Physical characteristics
- • location: north of the intersection of Spring Run Rd. Ext. and Flaugherty Run Rd. in Moon Township, Allegheny County, Pennsylvania
- • elevation: about 1,075 ft (328 m)
- • location: Ohio River near the intersection of Ferry St. and Front St. in Crescent, Allegheny County, Pennsylvania
- • coordinates: 40°33′27″N 80°13′03″W﻿ / ﻿40.5575675°N 80.2175596°W
- • elevation: 682 ft (208 m)
- Length: 4.3 mi (6.9 km)
- Basin size: 8.86 mi^{2} (22.9 km^{2})

Basin features
- Progression: Ohio River → Mississippi River + Gulf of Mexico

= Flaugherty Run =

Flaugherty Run is a tributary of the Ohio River in Allegheny County, Pennsylvania, in the United States.

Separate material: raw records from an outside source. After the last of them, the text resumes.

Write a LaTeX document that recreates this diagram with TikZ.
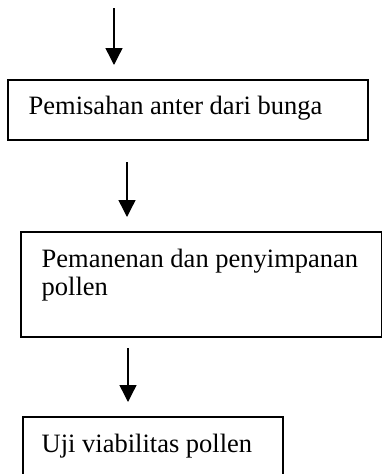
\documentclass[tikz,border=0pt]{standalone}
\usepackage{fontspec}
\setmainfont{Liberation Serif}
\usetikzlibrary{arrows.meta}
\begin{document}
\begin{tikzpicture}[x=1pt,y=-1pt,
  boxstyle/.style={draw=black, line width=2pt, inner sep=0pt, anchor=north west},
  label/.style={anchor=base west, inner sep=0pt, font=\fontsize{26.5}{28}\selectfont, align=left},
  arr/.style={line width=1.4pt, -{Triangle[width=17pt,length=17pt]}}]
\useasboundingbox (0,0) rectangle (382,474);
\clip (0,0) rectangle (382,474);
% boxes
\node[boxstyle, minimum width=360pt, minimum height=60pt] (b1) at (7,79) {};
\node[boxstyle, minimum width=361pt, minimum height=105pt] (b2) at (20,231) {};
\node[boxstyle, minimum width=260pt, minimum height=80pt] (b3) at (22,416) {};
% texts
\node[label] (t1) at (28.5,114) {Pemisahan anter dari bunga};
\node[label] (t2a) at (41.5,267) {Pemanenan dan penyimpanan};
\node[label] (t2b) at (41.5,295) {pollen};
\node[label] (t3) at (41.5,452) {Uji viabilitas pollen};
% arrow end points
\coordinate (s1) at (114,8);
\coordinate (x2) at (127,0);
\coordinate (x3) at (128,0);
\draw[arr, shorten >=14pt] (s1) -- (s1 |- b1.north);
\draw[arr, shorten <=21pt, shorten >=14pt] (b1.south -| x2) -- (b2.north -| x2);
\draw[arr, shorten <=10pt, shorten >=14pt] (b2.south -| x3) -- (b3.north -| x3);
\end{tikzpicture}
\end{document}
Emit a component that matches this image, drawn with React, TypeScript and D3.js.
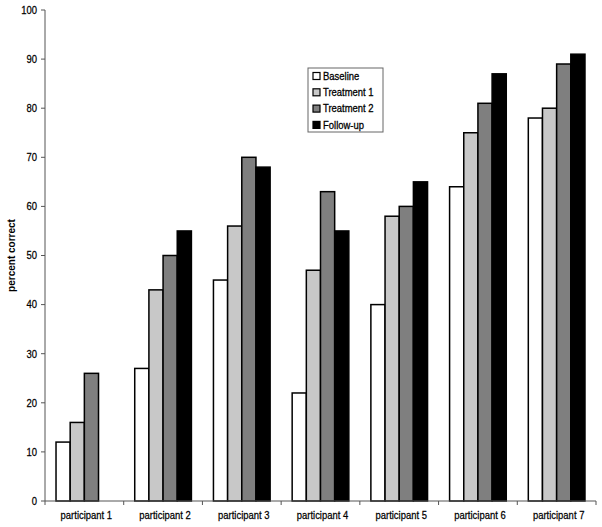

It is approximately 4.3 mi long and flows through Moon Township, Allegheny County, Pennsylvania and Crescent, Pennsylvania. The watershed of the stream has an area of 8.86 sqmi.

==Course==
Flaugherty Run begins in Moon Township, generally following Flaugherty Run Rd. and then McGovern Blvd. It flows northeast and reaches its confluence with the Ohio River at the Glenwillard Boat Club in Glenwillard.

===Tributaries===
Flaugherty Run has several named tributaries. In order from source to mouth, they are Becks Run, Boggs Run, and Spring Run. It also has several unnamed tributaries.

==Geography and geology==
The elevation near the mouth of Flaugherty Run is 682 ft above sea level. The elevation of the stream's source is about 1075 ft above sea level.

==Watershed==
The watershed of Flaugherty Run has an area of 8.86 sqmi.

==History==
At one point, Flaugherty Run crosses Brodhead Road, a road originally created by and subsequently named after General Daniel Brodhead when travelling between Fort Pitt (Pennsylvania) and Fort McIntosh (Pennsylvania) during the American Revolutionary War. During the war, a soldier that stood post at the stream for several weeks died. The soldier's name was Flaugherty, and the stream was thusly named.
Flaugherty Run was entered into the Geographic Names Information System on August 2, 1979. Its identifier in the Geographic Names Information System is 1188258.